Are Personal Loans the New Credit Cards?

In the wake of the recession, America seems to have partially kicked its addiction to credit card debt. According to the Federal Reserve’s quarterly consumer credit report, American consumers have seen a massive net reduction in their holdings of revolving debt, a category comprised almost entirely of outstanding credit card balances. After reaching $1.01 trillion in 2008, the amount of revolving debt has now fallen to roughly $865 billion.

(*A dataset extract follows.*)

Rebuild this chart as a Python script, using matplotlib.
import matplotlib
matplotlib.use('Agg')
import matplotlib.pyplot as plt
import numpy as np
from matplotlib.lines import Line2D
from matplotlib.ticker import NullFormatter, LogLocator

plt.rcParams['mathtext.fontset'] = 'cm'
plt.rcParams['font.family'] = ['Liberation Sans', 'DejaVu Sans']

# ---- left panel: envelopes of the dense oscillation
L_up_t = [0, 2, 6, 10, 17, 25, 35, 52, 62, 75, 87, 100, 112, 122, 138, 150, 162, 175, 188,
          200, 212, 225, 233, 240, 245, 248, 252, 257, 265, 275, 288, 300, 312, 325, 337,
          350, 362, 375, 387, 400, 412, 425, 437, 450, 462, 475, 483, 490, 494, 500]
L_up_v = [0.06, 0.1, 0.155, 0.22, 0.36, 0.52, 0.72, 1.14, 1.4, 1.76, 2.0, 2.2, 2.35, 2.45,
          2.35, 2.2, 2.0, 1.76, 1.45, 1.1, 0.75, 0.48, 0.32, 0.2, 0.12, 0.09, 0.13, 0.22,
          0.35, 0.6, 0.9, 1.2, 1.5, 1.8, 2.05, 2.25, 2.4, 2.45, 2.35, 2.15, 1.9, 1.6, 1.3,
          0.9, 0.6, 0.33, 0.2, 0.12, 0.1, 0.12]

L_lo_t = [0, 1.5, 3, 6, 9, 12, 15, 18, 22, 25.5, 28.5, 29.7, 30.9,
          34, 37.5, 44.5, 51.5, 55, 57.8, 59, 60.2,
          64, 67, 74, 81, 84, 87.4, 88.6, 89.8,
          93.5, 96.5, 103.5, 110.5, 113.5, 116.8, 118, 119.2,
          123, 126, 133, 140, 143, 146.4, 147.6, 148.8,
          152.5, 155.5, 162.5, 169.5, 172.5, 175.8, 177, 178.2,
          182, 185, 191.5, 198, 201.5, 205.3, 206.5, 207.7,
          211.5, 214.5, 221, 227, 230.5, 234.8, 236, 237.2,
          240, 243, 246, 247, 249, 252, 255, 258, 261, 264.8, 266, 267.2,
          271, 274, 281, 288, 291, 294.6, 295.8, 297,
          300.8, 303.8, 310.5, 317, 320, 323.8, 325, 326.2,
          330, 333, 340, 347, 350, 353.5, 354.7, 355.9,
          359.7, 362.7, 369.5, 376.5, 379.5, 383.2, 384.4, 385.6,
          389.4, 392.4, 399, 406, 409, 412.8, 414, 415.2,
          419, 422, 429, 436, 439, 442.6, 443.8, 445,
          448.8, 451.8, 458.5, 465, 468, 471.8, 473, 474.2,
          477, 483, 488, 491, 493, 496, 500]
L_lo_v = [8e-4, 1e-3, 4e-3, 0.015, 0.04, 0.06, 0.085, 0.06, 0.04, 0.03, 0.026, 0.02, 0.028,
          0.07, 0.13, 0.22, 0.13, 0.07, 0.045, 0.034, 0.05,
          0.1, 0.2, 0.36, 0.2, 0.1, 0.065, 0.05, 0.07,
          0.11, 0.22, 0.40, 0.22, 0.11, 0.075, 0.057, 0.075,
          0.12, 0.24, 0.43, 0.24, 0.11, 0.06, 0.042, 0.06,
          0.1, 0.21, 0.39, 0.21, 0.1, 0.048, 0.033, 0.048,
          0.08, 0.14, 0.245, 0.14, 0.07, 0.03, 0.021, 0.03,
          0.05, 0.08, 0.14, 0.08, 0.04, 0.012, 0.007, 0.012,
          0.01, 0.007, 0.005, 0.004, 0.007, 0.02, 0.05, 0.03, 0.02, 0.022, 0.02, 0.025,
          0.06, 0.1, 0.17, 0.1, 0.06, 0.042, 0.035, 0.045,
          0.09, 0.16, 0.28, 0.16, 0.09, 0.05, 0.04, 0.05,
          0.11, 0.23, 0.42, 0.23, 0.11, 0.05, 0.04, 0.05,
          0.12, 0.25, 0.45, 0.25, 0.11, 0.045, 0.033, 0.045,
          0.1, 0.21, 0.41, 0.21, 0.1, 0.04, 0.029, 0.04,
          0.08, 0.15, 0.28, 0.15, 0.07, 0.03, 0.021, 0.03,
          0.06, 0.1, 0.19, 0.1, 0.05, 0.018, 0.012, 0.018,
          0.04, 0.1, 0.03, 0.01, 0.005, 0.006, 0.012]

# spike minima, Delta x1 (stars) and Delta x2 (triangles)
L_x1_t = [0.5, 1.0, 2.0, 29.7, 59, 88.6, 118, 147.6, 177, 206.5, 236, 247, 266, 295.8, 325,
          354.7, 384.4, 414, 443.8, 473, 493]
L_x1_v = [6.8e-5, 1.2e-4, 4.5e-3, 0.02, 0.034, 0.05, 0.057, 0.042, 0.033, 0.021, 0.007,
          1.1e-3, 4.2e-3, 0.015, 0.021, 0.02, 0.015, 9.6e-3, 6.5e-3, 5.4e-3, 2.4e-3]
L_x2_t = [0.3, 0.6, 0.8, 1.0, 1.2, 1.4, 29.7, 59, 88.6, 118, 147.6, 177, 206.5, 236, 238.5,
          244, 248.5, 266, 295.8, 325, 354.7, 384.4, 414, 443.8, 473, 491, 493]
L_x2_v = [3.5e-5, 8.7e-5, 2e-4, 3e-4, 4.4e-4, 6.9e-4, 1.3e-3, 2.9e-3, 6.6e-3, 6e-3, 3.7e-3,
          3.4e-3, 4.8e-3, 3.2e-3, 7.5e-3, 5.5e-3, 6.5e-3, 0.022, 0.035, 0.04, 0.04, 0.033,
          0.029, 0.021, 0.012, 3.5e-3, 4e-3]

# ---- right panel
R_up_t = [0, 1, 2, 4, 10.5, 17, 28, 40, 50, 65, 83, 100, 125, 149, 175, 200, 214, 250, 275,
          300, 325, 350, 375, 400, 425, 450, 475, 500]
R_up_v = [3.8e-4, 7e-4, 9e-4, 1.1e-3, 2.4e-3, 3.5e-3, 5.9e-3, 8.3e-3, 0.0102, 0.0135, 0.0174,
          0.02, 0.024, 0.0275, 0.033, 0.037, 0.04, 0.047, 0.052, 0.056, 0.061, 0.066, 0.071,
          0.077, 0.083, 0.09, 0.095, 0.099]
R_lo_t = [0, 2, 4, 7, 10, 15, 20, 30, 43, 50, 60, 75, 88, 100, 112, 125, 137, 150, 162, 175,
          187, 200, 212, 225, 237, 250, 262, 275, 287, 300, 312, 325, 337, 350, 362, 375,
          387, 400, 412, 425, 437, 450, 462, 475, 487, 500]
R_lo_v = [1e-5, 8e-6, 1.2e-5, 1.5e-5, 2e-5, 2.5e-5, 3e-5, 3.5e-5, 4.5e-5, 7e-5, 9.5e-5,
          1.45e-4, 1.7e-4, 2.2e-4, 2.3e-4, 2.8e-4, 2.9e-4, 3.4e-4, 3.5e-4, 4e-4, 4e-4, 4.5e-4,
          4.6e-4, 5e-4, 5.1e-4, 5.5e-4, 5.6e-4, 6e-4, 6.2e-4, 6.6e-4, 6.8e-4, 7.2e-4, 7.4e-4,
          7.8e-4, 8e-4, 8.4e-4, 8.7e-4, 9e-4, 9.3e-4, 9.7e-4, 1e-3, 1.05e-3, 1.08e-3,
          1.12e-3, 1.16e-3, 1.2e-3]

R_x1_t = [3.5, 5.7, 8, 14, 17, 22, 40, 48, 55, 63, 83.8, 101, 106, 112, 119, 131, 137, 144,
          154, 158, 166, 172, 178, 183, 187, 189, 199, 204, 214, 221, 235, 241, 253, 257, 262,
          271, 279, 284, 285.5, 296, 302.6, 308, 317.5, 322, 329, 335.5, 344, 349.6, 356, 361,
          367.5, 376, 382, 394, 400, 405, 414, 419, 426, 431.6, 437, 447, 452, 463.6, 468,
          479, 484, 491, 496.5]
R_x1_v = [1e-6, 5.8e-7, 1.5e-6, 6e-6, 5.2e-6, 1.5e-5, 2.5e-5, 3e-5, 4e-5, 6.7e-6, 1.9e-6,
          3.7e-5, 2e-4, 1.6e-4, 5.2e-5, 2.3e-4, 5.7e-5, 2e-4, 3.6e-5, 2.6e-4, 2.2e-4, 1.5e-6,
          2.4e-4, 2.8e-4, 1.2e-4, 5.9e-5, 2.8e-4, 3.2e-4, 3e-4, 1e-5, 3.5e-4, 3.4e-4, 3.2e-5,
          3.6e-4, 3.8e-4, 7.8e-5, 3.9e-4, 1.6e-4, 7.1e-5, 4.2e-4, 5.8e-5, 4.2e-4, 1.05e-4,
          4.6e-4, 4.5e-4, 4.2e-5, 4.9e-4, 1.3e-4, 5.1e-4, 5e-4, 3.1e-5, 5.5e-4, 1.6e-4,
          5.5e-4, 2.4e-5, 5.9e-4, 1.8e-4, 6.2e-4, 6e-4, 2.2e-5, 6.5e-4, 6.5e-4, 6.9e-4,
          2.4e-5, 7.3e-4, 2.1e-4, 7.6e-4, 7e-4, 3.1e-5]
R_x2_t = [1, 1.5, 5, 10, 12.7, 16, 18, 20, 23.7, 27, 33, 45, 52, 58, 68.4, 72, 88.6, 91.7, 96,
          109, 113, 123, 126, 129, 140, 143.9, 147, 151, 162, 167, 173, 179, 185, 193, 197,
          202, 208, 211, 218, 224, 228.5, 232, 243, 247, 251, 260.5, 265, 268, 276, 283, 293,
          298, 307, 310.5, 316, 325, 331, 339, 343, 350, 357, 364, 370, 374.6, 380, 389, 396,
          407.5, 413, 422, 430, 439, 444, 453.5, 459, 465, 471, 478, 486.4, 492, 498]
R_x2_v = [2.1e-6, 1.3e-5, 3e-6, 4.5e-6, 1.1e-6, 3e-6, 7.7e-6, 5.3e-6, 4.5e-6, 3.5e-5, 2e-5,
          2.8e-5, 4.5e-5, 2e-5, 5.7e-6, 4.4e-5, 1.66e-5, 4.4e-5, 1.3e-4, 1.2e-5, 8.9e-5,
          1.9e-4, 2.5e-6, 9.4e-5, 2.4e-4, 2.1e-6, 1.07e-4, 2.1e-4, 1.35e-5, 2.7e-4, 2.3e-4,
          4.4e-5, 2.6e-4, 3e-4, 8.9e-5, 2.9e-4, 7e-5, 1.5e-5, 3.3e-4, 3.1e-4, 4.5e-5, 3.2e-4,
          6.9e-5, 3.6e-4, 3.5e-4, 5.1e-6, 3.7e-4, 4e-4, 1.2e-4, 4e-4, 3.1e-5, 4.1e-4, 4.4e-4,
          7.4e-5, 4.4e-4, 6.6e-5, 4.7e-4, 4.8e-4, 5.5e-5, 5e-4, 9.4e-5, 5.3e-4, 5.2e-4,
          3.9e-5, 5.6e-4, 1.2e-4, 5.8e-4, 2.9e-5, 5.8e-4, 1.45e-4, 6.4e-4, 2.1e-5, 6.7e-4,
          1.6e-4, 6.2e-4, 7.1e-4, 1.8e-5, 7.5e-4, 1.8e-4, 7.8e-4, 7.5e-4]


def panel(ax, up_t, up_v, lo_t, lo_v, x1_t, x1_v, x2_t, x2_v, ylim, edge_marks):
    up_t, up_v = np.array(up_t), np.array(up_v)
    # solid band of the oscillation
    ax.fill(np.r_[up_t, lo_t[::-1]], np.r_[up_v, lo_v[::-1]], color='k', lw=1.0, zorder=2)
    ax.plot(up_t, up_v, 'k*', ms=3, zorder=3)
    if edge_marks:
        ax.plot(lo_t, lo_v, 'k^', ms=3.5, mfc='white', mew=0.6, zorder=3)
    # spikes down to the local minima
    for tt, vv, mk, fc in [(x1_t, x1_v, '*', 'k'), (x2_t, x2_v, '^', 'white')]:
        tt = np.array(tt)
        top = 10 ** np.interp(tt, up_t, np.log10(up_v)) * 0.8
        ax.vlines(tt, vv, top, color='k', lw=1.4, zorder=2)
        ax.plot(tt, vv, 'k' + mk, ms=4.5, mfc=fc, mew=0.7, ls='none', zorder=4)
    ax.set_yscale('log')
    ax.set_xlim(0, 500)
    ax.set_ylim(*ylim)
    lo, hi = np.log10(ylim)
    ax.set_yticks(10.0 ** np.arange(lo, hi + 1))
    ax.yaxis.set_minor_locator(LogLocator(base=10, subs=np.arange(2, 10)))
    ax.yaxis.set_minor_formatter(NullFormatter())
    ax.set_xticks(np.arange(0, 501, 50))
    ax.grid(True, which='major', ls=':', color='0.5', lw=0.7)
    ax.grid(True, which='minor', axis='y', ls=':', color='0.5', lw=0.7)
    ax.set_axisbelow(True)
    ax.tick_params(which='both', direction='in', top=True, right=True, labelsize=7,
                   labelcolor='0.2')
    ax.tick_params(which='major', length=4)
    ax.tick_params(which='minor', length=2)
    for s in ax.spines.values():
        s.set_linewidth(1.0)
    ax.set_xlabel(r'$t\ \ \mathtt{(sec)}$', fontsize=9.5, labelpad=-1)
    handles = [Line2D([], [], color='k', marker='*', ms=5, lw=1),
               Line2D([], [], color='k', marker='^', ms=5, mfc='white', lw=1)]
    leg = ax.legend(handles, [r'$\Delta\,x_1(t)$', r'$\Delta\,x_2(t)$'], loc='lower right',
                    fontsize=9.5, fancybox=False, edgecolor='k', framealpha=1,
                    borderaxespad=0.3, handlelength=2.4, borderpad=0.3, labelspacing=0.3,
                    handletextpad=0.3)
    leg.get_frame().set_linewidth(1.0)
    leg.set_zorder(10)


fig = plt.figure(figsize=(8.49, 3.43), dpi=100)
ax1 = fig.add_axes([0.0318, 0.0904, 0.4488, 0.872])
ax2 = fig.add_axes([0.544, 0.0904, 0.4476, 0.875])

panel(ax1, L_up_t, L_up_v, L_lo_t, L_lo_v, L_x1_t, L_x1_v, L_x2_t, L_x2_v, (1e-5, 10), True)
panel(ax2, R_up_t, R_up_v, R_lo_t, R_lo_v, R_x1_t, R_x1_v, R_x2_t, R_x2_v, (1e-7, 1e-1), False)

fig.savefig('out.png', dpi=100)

Have Americans resolved to stop spending money they don’t have? Not quite. While this new-found responsibility is at least somewhat attributable to economic uncertainty, it’s worth noting that we’ve also been borrowing more through other channels. Even as revolving debt was falling by $145 billion, nonrevolving debt — that is, loans with fixed terms and amounts — grew by $175 billion over the same period.

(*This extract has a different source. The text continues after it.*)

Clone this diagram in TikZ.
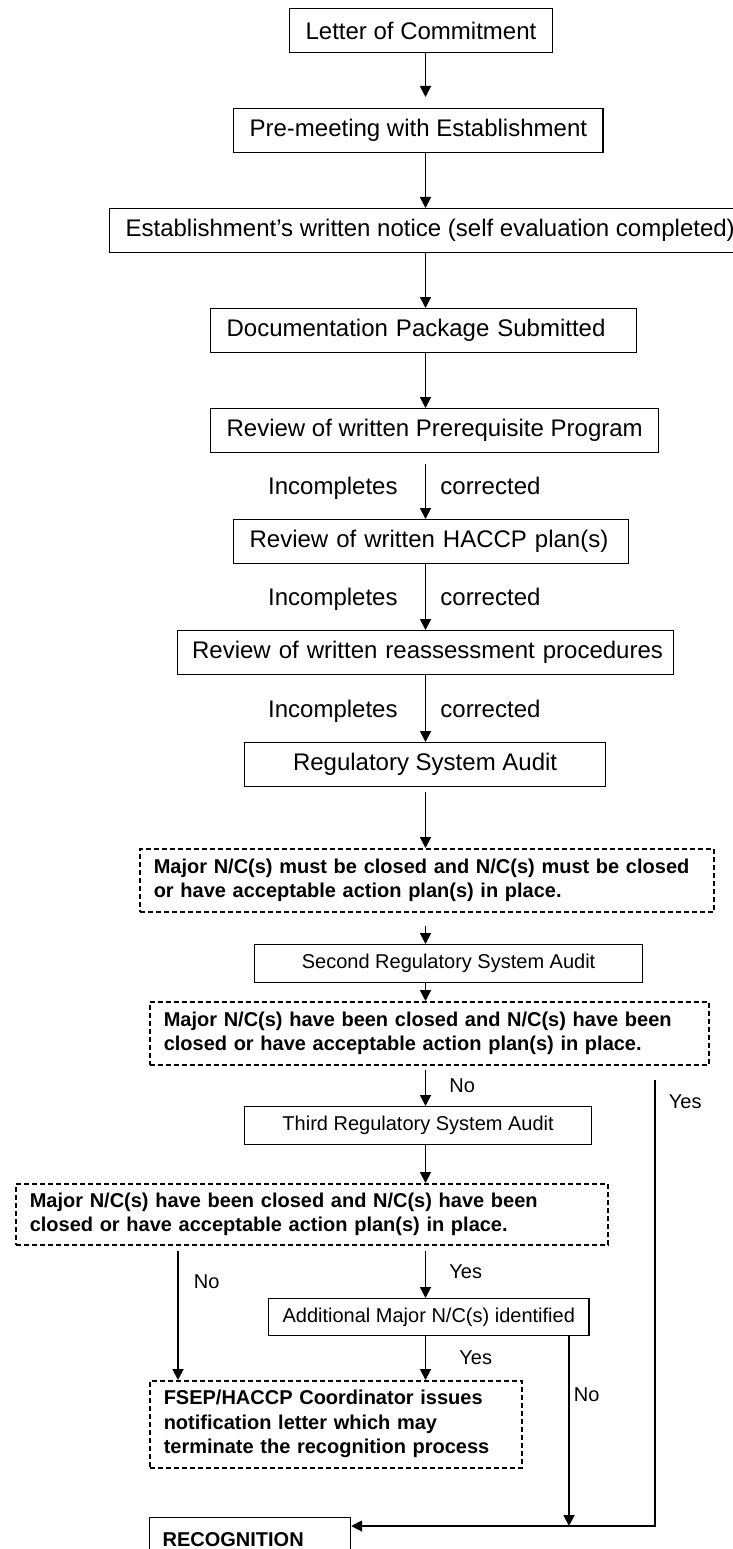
\documentclass[tikz,border=0pt]{standalone}
\usepackage{fontspec}
\setmainfont{Liberation Sans}
\usetikzlibrary{arrows.meta}
\tikzset{
  flow box/.style={
    rectangle, draw, line width=1.2pt, anchor=north west,
    inner xsep=16pt, inner ysep=0pt, minimum height=44pt,
    align=left, font=\fontsize{24}{28}\selectfont
  },
  audit box/.style={
    flow box, minimum height=38pt, align=center,
    font=\fontsize{20}{24}\selectfont
  },
  decision box/.style={
    rectangle, draw, line width=1.5pt, dash pattern=on 5pt off 3pt,
    anchor=north west, inner xsep=14pt, inner ysep=0pt, align=left,
    font=\fontsize{20}{24.5}\selectfont\bfseries
  },
  flow arrow/.style={-{Triangle[length=11pt,width=11pt]}, line width=1.8pt},
  flow label/.style={inner sep=0pt, font=\fontsize{20}{24}\selectfont},
  note label/.style={inner sep=0pt, yshift=-8.5pt, font=\fontsize{24}{28}\selectfont}
}

\begin{document}
\begin{tikzpicture}[x=1pt, y=-1pt]
  \useasboundingbox (0,0) rectangle (732,1549);

  % document review
  \node[flow box] (commit) at (289,8) {Letter of Commitment};
  \node[flow box] (premeet) at (233,108) {Pre-meeting with Establishment};
  \node[flow box] (notice) at (109,208) {Establishment’s written notice (self evaluation completed)};
  \node[flow box, text width=394pt] (docs) at (210,308) {Documentation Package Submitted};
  \node[flow box] (prereq) at (210,408) {Review of written Prerequisite Program};
  \node[flow box, text width=363pt] (haccp) at (233,519) {Review of written HACCP plan(s)};
  \node[flow box, inner xsep=14.5pt, text width=467pt] (reassess) at (177,630) {\mbox{Review of written reassessment procedures}};

  % audits
  \node[flow box, align=center, minimum width=361pt] (audit) at (244,742) {Regulatory System Audit};
  \node[decision box, text width=546pt, minimum height=63pt] (mustclose) at (139,848)
    {Major N/C(s) must be closed and N/C(s) must be closed\\or have acceptable action plan(s) in place.};
  \node[audit box, minimum width=388pt] (second) at (254,944) {Second Regulatory System Audit};
  \node[decision box, text width=531pt, minimum height=63pt] (closedtwo) at (149,1001)
    {Major N/C(s) have been closed and N/C(s) have been\\closed or have acceptable action plan(s) in place.};
  \node[audit box, minimum width=347pt] (third) at (244,1106) {Third Regulatory System Audit};
  \node[decision box, text width=564pt, minimum height=61pt] (closedthree) at (15,1183)
    {Major N/C(s) have been closed and N/C(s) have been\\closed or have acceptable action plan(s) in place.};
  \node[audit box, inner xsep=14pt, minimum height=37pt] (additional) at (268,1298) {Additional Major N/C(s) identified};
  \node[decision box, text width=344pt, minimum height=87pt] (notify) at (149,1380)
    {FSEP/HACCP Coordinator issues\\notification letter which may\\terminate the recognition process};
  \node[flow box, inner xsep=13pt, text width=175pt, font=\fontsize{20}{24}\selectfont\bfseries] (recognition) at (149,1517) {RECOGNITION};

  \coordinate (spine) at (425.5,0);
  \coordinate (leftx) at (178,0);
  \coordinate (noend) at (569,1526);
  \coordinate (joint) at (655,1526);

  \draw[flow arrow, shorten >=11pt] (commit.south -| spine) -- (premeet.north -| spine);
  \draw[flow arrow] (premeet.south -| spine) -- (notice.north -| spine);
  \draw[flow arrow] (notice.south -| spine) -- (docs.north -| spine);
  \draw[flow arrow] (docs.south -| spine) -- (prereq.north -| spine);
  \draw[flow arrow, shorten <=11pt] (prereq.south -| spine) --
    node[note label, anchor=base east, xshift=-27pt] {Incompletes}
    node[note label, anchor=base west, xshift=14pt] {corrected} (haccp.north -| spine);
  \draw[flow arrow] (haccp.south -| spine) --
    node[note label, anchor=base east, xshift=-27pt] {Incompletes}
    node[note label, anchor=base west, xshift=14pt] {corrected} (reassess.north -| spine);
  \draw[flow arrow] (reassess.south -| spine) --
    node[note label, anchor=base east, xshift=-27pt] {Incompletes}
    node[note label, anchor=base west, xshift=14pt] {corrected} (audit.north -| spine);
  \draw[flow arrow, shorten <=5pt] (audit.south -| spine) -- (mustclose.north -| spine);
  \draw[flow arrow, shorten <=13pt] (mustclose.south -| spine) -- (second.north -| spine);
  \draw[flow arrow] (second.south -| spine) -- (closedtwo.north -| spine);
  \draw[flow arrow, shorten <=4pt] (closedtwo.south -| spine) --
    node[flow label, right=23pt] {No} (third.north -| spine);
  \draw[flow arrow] (third.south -| spine) -- (closedthree.north -| spine);
  \draw[flow arrow, shorten <=5pt] (closedthree.south -| spine) --
    node[flow label, right=23pt] {Yes} (additional.north -| spine);
  \draw[flow arrow] (additional.south -| spine) --
    node[flow label, right=33pt] {Yes} (notify.north -| spine);
  \draw[flow arrow, shorten <=5pt] (closedthree.south -| leftx) --
    node[flow label, pos=0.27, right=15pt] {No} (notify.north -| leftx);
  \draw[flow arrow] (additional.south -| noend) --
    node[flow label, pos=0.31, right=4pt] {No} (noend);
  \draw[flow arrow, shorten <=14pt] (closedtwo.south -| joint) --
    node[flow label, pos=0.078, right=13pt] {Yes} (joint) -- (recognition.east |- joint);
\end{tikzpicture}
\end{document}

And one particular type of loan seems to be on the rise: Personal unsecured loans. Unlike home equity loans, these small loans (some lenders will let you borrow as little as a few thousand dollars) aren’t secured by any of the borrower’s property, and as such are offered mainly to prime borrowers. They also tend to have higher rates, usually in the 10%-20% range depending on your credit score.

How popular are they becoming? Wells Fargo, for instance, says that new originations of personal loans and lines of credit have doubled in the last year. And we’re also seeing more non-bank institutions offering the products.